Removal of capital goods has always been an arena of litigation. The various issues cropped up during litigation includes whether capital goods removed as such or after use? Whether Excise Duty is payable or not? If Excise Duty is payable, whether on depreciated value or on transaction value.
Removal of Capital Goods is governed by Sub rule 5 of Rule 3 of Cenvat Credit Rules, 2004. This rule itself amended various times to set at rest the various issues raised during litigation. After so many amendments, right now relevant para at present Sub Rule 5 of Rule 3 is as follows:-
(5)        When inputs or capital goods on which Cenvat Credit has been taken are removed as such from the factory, or premises of the provider of output services, the manufacturer of final products or provider of output service, as the case may shall pay an amount equal to the credit availed in respect of such inputs or capital goods and such removal shall be made under the cover of an invoice referred to in rule 9:
Provided that such payment shall not be required to be made where any inputs or capital goods are removed outside the premises of the provider of output service:
Provided further that such payment shall not be required to be made where any inputs are removed outside the factory for providing free warranty of final products:
(5A) (a) if the capital goods, on which CEVAT Credit has been taken, are removed after   being used the manufacturer or provider of output services shall pay an amount   equal to the Cenvat Credit taken on the said capital goods reduced by the  percentage points calculated by straight line method, as specified below for each    quarter of a year or part thereof from the date of taking the CENVAT Credit, namely:-
(i) For computers and computer peripherals:
For each quarter in the first year @ 10%
For each quarter in the second year @ 8%
For each quarter in the third year @ 5%
For each quarter in the fourth & fifth year @ 1%
 (ii) For capital goods other than computers and computers peripherals @ 2.5% for each quarter;
Provided that if the amount so calculated is less than the amount equal to the duty leviable on transaction value, the amount to be paid shall be equal to the duty leviable on transaction value.
(b) If the capital goods are cleared as waste and scrap, the manufacturer  shall pay an amount equal to the duty leviable on transaction value.
5(B)     deals with written off.
5(C)     deals with remission under rule 21 of Central Excise Rules, 2002.
At the first instance, it seems that Sub rule 5 and 5A has been worded so nicely that every situation is covered as follows:-
[1] Sub Rule 5A says that when capital goods are removed as such, assessee is required to reverse Cenvat credit availed;
[2] Sub Rule 5A (a) says when capital goods are cleared after use, assessee is required to reverse Cenvat credit on depreciated value or pay duty on transaction value whichever is higher;
[3] Sub Rule 5A (b) says when capital goods are cleared as waster or scrap; assessee is required to pay duty on transaction value.
Here, we are concerned only with sub rule 5A (b) which covers the situations when capital goods are cleared as waste or scrap. Now the department is raising demand of central excise duty on clearance of waste or scrap of Iron & Steel, Plastic items, Rubber items, Electrical items generated during the repair and maintenance of plant & machinery by taking recourse to sub rule 5A (b) of Cenvat credit rules, 2004 on the ground that capital goods cleared as waste or scrap.

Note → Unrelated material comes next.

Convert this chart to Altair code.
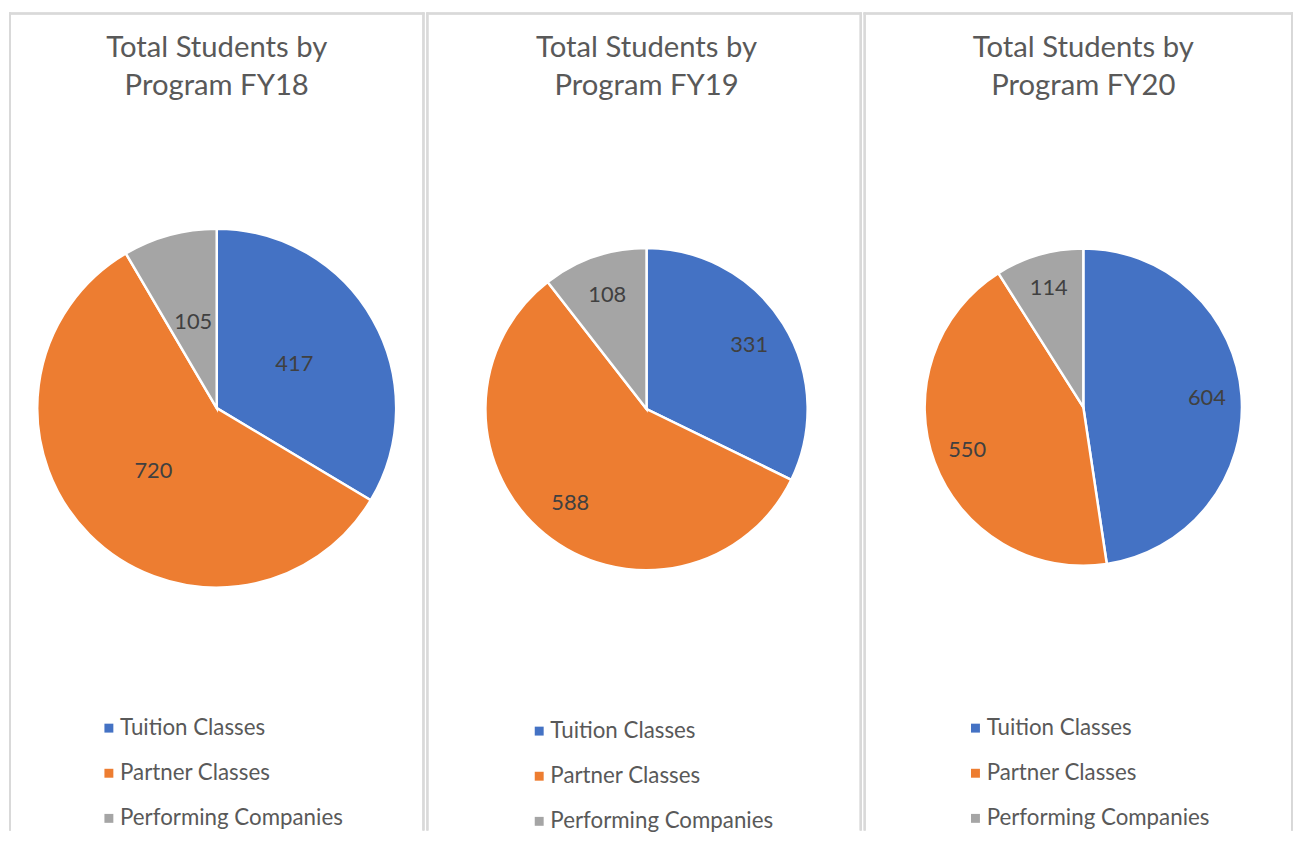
import altair as alt
import pandas as pd

# ---- data ----
programs = ["Tuition Classes", "Partner Classes", "Performing Companies"]
years = ["FY18", "FY19", "FY20"]
students_fy18 = [417, 720, 105]
students_fy19 = [331, 588, 108]
students_fy20 = [604, 550, 114]
series = [students_fy18, students_fy19, students_fy20]

# ---- styling ----
colors = ["#4472C4", "#ED7D31", "#A5A5A5"]
FONT = "Lato"
H = 825
panel_w = [419, 439, 433]
pie_cx = [209.5, 222, 221.5]
pie_cy = [399, 400, 398]
pie_r = [181, 162.5, 160]
label_r = [90, 122, 125]
legend_x = [89.5, 102.5, 101.5]
legend_y = [710.5, 713.5, 710.5]


def panel(i):
    df = pd.DataFrame({
        "program": programs,
        "students": series[i],
        "order": list(range(len(programs))),
    })
    base = alt.Chart(df)
    cx, cy = pie_cx[i], pie_cy[i]

    arc = base.mark_arc(radius=pie_r[i], stroke="white", strokeWidth=2.5).encode(
        x=alt.value(cx),
        y=alt.value(cy),
        theta=alt.Theta("students:Q", stack=True),
        order=alt.Order("order:Q"),
        color=alt.Color(
            "program:N",
            sort=programs,
            scale=alt.Scale(domain=programs, range=colors),
            legend=alt.Legend(
                orient="none",
                legendX=legend_x[i],
                legendY=legend_y[i],
                title=None,
                symbolType="square",
                symbolSize=81,
                symbolStrokeWidth=0,
                labelFontSize=22.5,
                labelFont=FONT,
                labelColor="#595959",
                labelOffset=0,
                rowPadding=22.5,
                padding=0,
                labelLimit=400,
            ),
        ),
    )

    labels = base.mark_text(
        radius=label_r[i], fontSize=22, font=FONT, color="#404040"
    ).encode(
        x=alt.value(cx),
        y=alt.value(cy),
        theta=alt.Theta("students:Q", stack=True),
        order=alt.Order("order:Q"),
        text=alt.Text("students:Q"),
    )

    title_df = pd.DataFrame({"t": [f"Total Students by\nProgram {years[i]}"]})
    title = alt.Chart(title_df).mark_text(
        lineBreak="\n", fontSize=29.5, font=FONT, color="#595959",
        lineHeight=39, align="center", baseline="middle",
    ).encode(x=alt.value(cx), y=alt.value(35.5), text="t:N")

    border_l = base.mark_rule(color="#d9d9d9", strokeWidth=2).encode(
        x=alt.value(1), y=alt.value(0), y2=alt.value(H))
    border_r = base.mark_rule(color="#d9d9d9", strokeWidth=2).encode(
        x=alt.value(panel_w[i] - 1), y=alt.value(0), y2=alt.value(H))
    border_t = base.mark_rule(color="#d9d9d9", strokeWidth=2).encode(
        x=alt.value(0), x2=alt.value(panel_w[i]), y=alt.value(1))

    return alt.layer(border_l, border_r, border_t, arc, labels, title).properties(
        width=panel_w[i], height=H
    )


chart = (
    alt.hconcat(*[panel(i) for i in range(3)], spacing=0)
    .resolve_scale(color="independent")
    .resolve_legend(color="independent")
    .properties(padding=0, background="white")
    .configure_view(strokeWidth=0)
)

chart.save("out.html", embed_options={"renderer": "svg", "actions": False})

But the question is “whether clearance of waste or scrap generated out of repair & maintenance of capital goods” is equal to “clearance of capital goods as scrap”. One view that seems to be more appropriate is that sub rule 5A (b) covers only those situations when capital goods are cleared as waste or scrap without losing their identity as capital goods means only in those situations where capital goods life is over, it cannot be used further and sold as waste or scrap. Clearance of waste or scrap generated out of repair & maintenance of capital goods cannot be equated with clearance of capital goods as scrap.
Further, if duty is payable on transaction value then waste or scrap need to be categorized in a particular chapter heading and there is no specific chapter heading under which waste or scrap of Iron & Steel, Plastic and Rubber generated out of repair or maintenance of plant and machinery can fall. Department is trying to cover these waste or scrap under Chapter 72, 40 & 39. Even if department’s view is accepted and scrap is cleared under these chapters it cannot be called clearance of capital goods as scrap because these chapters are not covered under the definition of capital goods. Hence, it cannot be said that capital goods is being cleared as waste or scrap.
Further, Central Excise Duty on waste or scrap of Iron & steel, Plastic or Rubber generated out of repair and maintenance of plant & machinery cannot be demanded under Cenvat Credit Rules, 2004 as these rules have been framed by the board using the power delegated under section 37 of Central Excise Act, 1944 and section 37 does not authorize the board to change the criteria of demanding duty.
If the department’s view is accepted then Hon’ble Supreme Court judgement in the case of “Grasim Industries Ltd. vs. Union of India” and so many judgements of Hon’ble High Courts and Tribunals will lost their significance because in all these judgements it has been specifically held that excise duty cannot be levied without fulfilling the conditions of manufacturing.